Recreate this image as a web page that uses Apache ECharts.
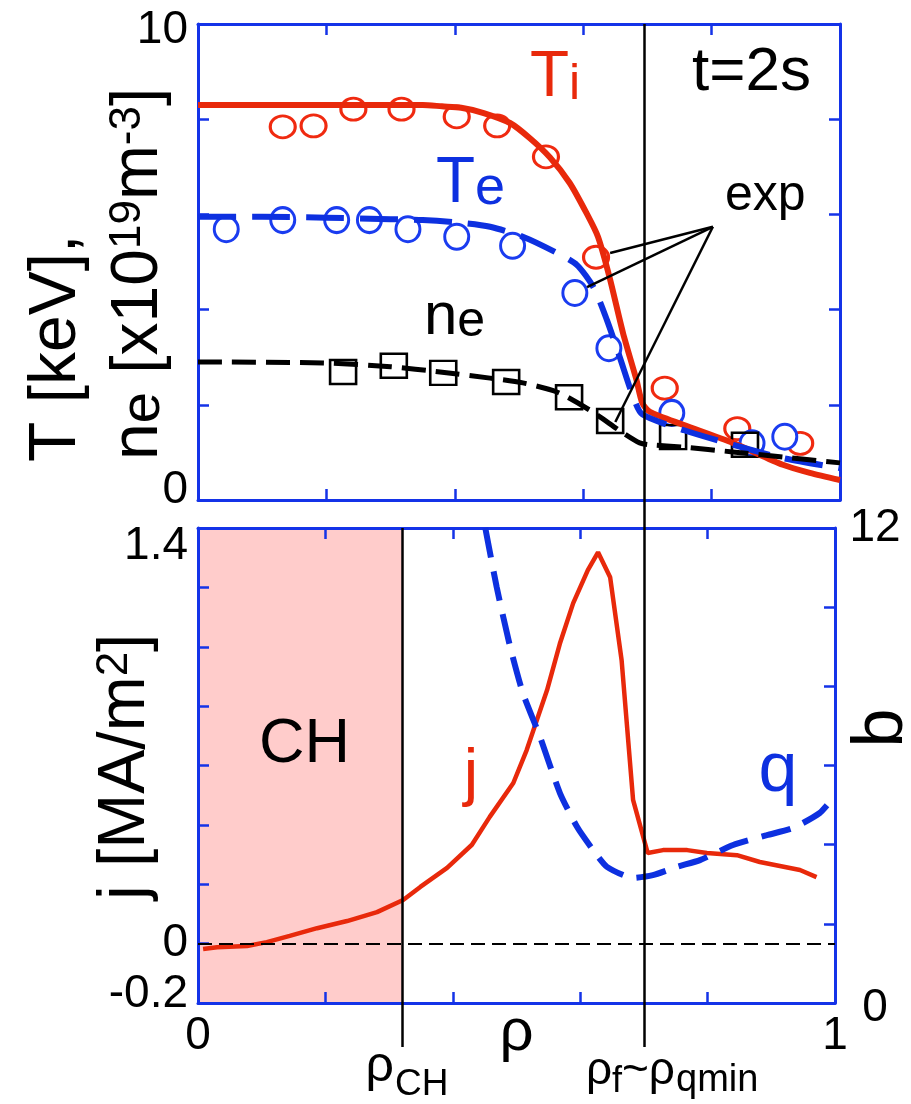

* * * * * * * * *

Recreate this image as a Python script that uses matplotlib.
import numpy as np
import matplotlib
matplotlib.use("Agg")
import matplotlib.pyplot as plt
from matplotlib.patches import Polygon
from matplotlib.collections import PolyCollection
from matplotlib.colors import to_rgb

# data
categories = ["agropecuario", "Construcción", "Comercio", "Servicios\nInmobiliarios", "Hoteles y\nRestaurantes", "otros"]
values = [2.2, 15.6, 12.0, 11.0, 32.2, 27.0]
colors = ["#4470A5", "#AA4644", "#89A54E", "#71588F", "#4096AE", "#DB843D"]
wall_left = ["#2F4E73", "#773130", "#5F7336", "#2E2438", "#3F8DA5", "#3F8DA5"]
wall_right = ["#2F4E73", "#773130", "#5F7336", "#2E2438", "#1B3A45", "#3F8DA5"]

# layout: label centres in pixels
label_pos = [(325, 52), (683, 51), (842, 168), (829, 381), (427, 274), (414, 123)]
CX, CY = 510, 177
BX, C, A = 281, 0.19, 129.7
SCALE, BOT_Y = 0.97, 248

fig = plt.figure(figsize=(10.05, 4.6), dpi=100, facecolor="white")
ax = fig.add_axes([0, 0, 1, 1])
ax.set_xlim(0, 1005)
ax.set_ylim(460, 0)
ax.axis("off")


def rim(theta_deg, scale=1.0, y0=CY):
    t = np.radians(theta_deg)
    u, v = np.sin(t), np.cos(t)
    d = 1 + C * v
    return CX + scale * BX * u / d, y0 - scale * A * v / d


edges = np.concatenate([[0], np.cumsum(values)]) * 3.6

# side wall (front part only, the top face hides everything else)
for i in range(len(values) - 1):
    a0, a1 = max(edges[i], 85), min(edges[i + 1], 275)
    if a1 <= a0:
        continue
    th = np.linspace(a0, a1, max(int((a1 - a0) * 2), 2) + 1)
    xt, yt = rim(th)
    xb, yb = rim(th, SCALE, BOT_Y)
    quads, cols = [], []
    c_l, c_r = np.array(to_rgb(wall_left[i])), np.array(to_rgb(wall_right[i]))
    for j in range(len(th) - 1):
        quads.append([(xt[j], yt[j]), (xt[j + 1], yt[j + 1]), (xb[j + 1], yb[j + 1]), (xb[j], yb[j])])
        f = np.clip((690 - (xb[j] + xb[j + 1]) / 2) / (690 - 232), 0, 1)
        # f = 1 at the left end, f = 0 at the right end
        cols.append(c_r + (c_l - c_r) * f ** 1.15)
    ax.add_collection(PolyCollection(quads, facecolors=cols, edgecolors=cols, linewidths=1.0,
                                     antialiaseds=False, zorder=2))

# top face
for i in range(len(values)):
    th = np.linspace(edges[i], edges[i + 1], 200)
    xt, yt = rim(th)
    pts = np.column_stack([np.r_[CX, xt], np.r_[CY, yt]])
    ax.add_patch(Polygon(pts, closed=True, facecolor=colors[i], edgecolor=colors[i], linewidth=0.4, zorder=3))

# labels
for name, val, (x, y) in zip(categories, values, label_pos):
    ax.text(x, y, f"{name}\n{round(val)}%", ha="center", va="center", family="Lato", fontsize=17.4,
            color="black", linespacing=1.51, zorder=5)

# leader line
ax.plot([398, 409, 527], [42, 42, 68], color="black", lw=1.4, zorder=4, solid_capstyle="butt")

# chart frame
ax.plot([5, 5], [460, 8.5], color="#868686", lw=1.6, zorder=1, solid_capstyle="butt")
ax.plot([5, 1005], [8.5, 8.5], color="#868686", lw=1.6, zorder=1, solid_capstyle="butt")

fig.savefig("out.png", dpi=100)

* * * * * * * * *

*What you need to do*: Starting at the line that contains "Recreate this image as a Python" and stopping at the line that contains "edges = np.concatenate([[0], np.cumsum(values)])", transcribe the lines exactly; both boundary lines are to be included.

*Task answer*:
Recreate this image as a Python script that uses matplotlib.
import numpy as np
import matplotlib
matplotlib.use("Agg")
import matplotlib.pyplot as plt
from matplotlib.patches import Polygon
from matplotlib.collections import PolyCollection
from matplotlib.colors import to_rgb

# data
categories = ["agropecuario", "Construcción", "Comercio", "Servicios\nInmobiliarios", "Hoteles y\nRestaurantes", "otros"]
values = [2.2, 15.6, 12.0, 11.0, 32.2, 27.0]
colors = ["#4470A5", "#AA4644", "#89A54E", "#71588F", "#4096AE", "#DB843D"]
wall_left = ["#2F4E73", "#773130", "#5F7336", "#2E2438", "#3F8DA5", "#3F8DA5"]
wall_right = ["#2F4E73", "#773130", "#5F7336", "#2E2438", "#1B3A45", "#3F8DA5"]

# layout: label centres in pixels
label_pos = [(325, 52), (683, 51), (842, 168), (829, 381), (427, 274), (414, 123)]
CX, CY = 510, 177
BX, C, A = 281, 0.19, 129.7
SCALE, BOT_Y = 0.97, 248

fig = plt.figure(figsize=(10.05, 4.6), dpi=100, facecolor="white")
ax = fig.add_axes([0, 0, 1, 1])
ax.set_xlim(0, 1005)
ax.set_ylim(460, 0)
ax.axis("off")


def rim(theta_deg, scale=1.0, y0=CY):
    t = np.radians(theta_deg)
    u, v = np.sin(t), np.cos(t)
    d = 1 + C * v
    return CX + scale * BX * u / d, y0 - scale * A * v / d


edges = np.concatenate([[0], np.cumsum(values)]) * 3.6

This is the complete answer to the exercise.